Now, $\bar{A}$ and $\t{\bar{A}}$ move things around but do not stretch them, i.e. they leave vector lengths unchanged, as long as we live and die inside $\b{R}(A)$ and $\b{C}(A)$. Vectors outside $\b{R}(A)$ are still stretched, because they are projected onto $\b{R}(A)$ before being launched into $\b{C}(A)$. This is why $\t{\bar{A}}\bar{A}\neq I$, because the trick does not work outside its row space.

png

See? Blue things are not stretched.

Does this work in higher dimensions?

Absolutely! It’s harder to visualize and to understand, but it works in the same way. There is an additional requirement, though: the basis vectors we use must be pairwise orthogonal. Look, $A=CR$, so we are using two matrices $C$ and $R$ to denote bases for the column space and row space respectively. Everything works exactly the same: there will be some $R^\perp$ so that $\b{x}=\t{R}\b{a}+{(\t{R})}^\perp \b{b}$ and $A\b{x}=CR\t{R}\b{a}$. Transposing, $\t{A}A(\t{R}\b{a})=\t{R}(\t{C}C)(R\t{R})\b{a}$, which means that $\t{A}=A^{-1}$ if and only if $\t{C}C=R\t{R}=I$.

Let’s take:

\[R=\frac{1}{\sqrt{10}}\cdot\mq{1}{3}{3}{-1}\] \[C=\frac{1}{\sqrt{5}}\cdot\mq{-2}{1}{1}{2}\]

Which give us:

\[A=\frac{1}{\sqrt{50}}\mq{1}{7}{-7}{1}\]

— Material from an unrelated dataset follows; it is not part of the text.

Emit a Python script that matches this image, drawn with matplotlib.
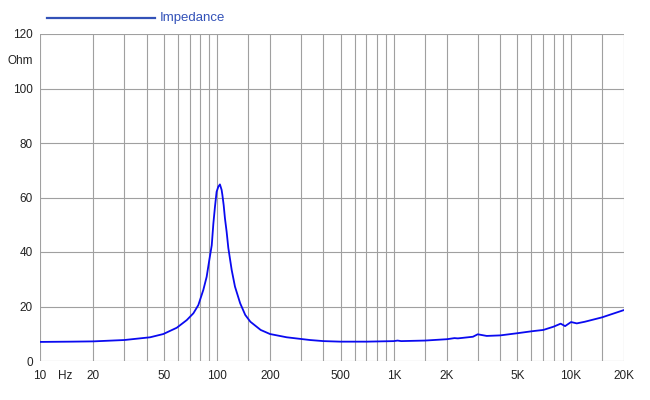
import numpy as np
import matplotlib.pyplot as plt
from matplotlib.lines import Line2D
import matplotlib.transforms as mtransforms

plt.rcParams['font.family'] = ['Liberation Sans', 'DejaVu Sans']

# impedance curve
freq = [10, 15, 20, 30, 41.9, 49.8, 59.3, 67.5, 73.6, 78.5, 83.8, 87.5,
        90.6, 93.5, 95.5, 97.5, 99.6, 101.9, 104, 106.3, 107.4, 109.2, 111,
        113.5, 116, 121.2, 126.5, 135.3, 144.6, 154.6, 176.7, 199.6, 248,
        335.6, 400, 500, 700, 1000, 1050, 1100, 1500, 2000, 2200, 2300, 2800,
        2980, 3350, 4000, 5000, 6000, 7000, 8000, 8770, 9290, 10040, 10820,
        12000, 15000, 20000]
ohm = [7.0, 7.1, 7.2, 7.7, 8.7, 9.9, 12.2, 15.0, 17.5, 20.5, 26.1, 30.9,
       37.1, 42.5, 50.5, 56.6, 62.1, 64.0, 64.8, 62.8, 60.9, 57.2, 52.4,
       47.4, 41.5, 33.4, 27.3, 21.2, 16.9, 14.4, 11.4, 9.9, 8.7, 7.7, 7.3,
       7.1, 7.1, 7.3, 7.5, 7.3, 7.5, 8.0, 8.4, 8.3, 8.9, 9.8, 9.2, 9.4, 10.2,
       10.9, 11.4, 12.6, 13.7, 12.8, 14.3, 13.8, 14.4, 16.0, 18.7]

grid_freqs = [10, 20, 30, 40, 50, 60, 70, 80, 90, 100, 150, 200, 300, 400,
              500, 600, 700, 800, 900, 1000, 1500, 2000, 3000, 4000, 5000,
              6000, 7000, 8000, 9000, 10000, 15000, 20000]
labelled = {10: '10', 20: '20', 50: '50', 100: '100', 200: '200', 500: '500',
            1000: '1K', 2000: '2K', 5000: '5K', 10000: '10K', 20000: '20K'}
y_ticks = [0, 20, 40, 60, 80, 100, 120]

fig = plt.figure(figsize=(6.5, 4), dpi=100)
ax = fig.add_axes([40 / 650, 1 - 361 / 400, 584 / 650, 327 / 400])

ax.plot(freq, ohm, color='#0a0af0', lw=1.3, zorder=3)

ax.set_xscale('log')
ax.set_xlim(10, 20000)
ax.set_ylim(0, 120)
ax.set_xticks(grid_freqs)
ax.set_xticklabels([labelled.get(f, '') for f in grid_freqs])
ax.xaxis.set_minor_locator(plt.NullLocator())
ax.set_yticks(y_ticks)
ax.tick_params(length=0, labelsize=8.5, colors='#222222')
ax.tick_params(axis='x', pad=6.5)
ax.tick_params(axis='y', pad=5)
ax.grid(True, color='#a0a0a0', lw=0.8)
for s in ax.spines.values():
    s.set_visible(False)

# "Hz" and "Ohm" unit labels
trans = mtransforms.blended_transform_factory(ax.transData, ax.transAxes)
ax.text(13.8, -0.045, 'Hz', transform=trans, ha='center', va='center',
        fontsize=8.5, color='#222222')
ax.text(-0.012, 110, 'Ohm', transform=mtransforms.blended_transform_factory(ax.transAxes, ax.transData),
        ha='right', va='center', fontsize=8.5, color='#222222')

# legend at top
fig.add_artist(Line2D([47 / 650, 155 / 650], [1 - 18 / 400] * 2,
                      color='#3352b8', lw=1.6, transform=fig.transFigure))
fig.text(160 / 650, 1 - 18 / 400, 'Impedance', color='#3352b8', fontsize=9.5,
         ha='left', va='center')

fig.savefig('out.png', dpi=100)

Even though $A$ is a $2\times 2$ matrix, like before, it has a higher rank (two) compared to the example we used at the beginning (which was rank one). The rank indicates the dimensionality of $\b{R}(A)$ and $\b{C}(A)$: before they were a single vector (dimension one), while now they are planes (dimension two). Since $A$ is now full rank (i.e., its rank corresponds to the number of rows/columns), it does not squash different vectors into the same point.

Orthogonal rows and columns and the normalization constant make $A$ a very peculiar transformation:

png

A rotation!

Orthogonal matrix: A matrix $Q$ is called orthogonal if $\t{Q}=Q^{-1}$. The matrix $A$ above is orthogonal. Orthogonal matrices are rotations: they do not introduce stretching. If $Q$ rotates in a certain way, $Q^T$ undoes the rotation.

Conclusion

The transpose equals the inverse only for full rank matrices with orthogonal rows and columns. The idea of the transpose as an inverse, however, still works with matrices that are not full rank if

You only consider vectors in the row/column spaces, and
The matrix does not stretch or shrink vectors.

Even in absence of these conditions, it is useful to think of the transpose as a way to go back from where you started, although not exactly in the same location.

This blog post can be downloaded as a Jupyter notebook from here. The notebook also includes the code to generate the pictures above.

Afterword

Only now I realize that this post is probably filled with trivialities. It traces the journey I made on a paper notebook trying to answer the question that is now the title of the post, because I really could not understand the purpose of transposes. Although I found nothing that I didn’t know before starting, doing these computations and drawings by hand clarified and connected several basic concepts that I studied but never understood.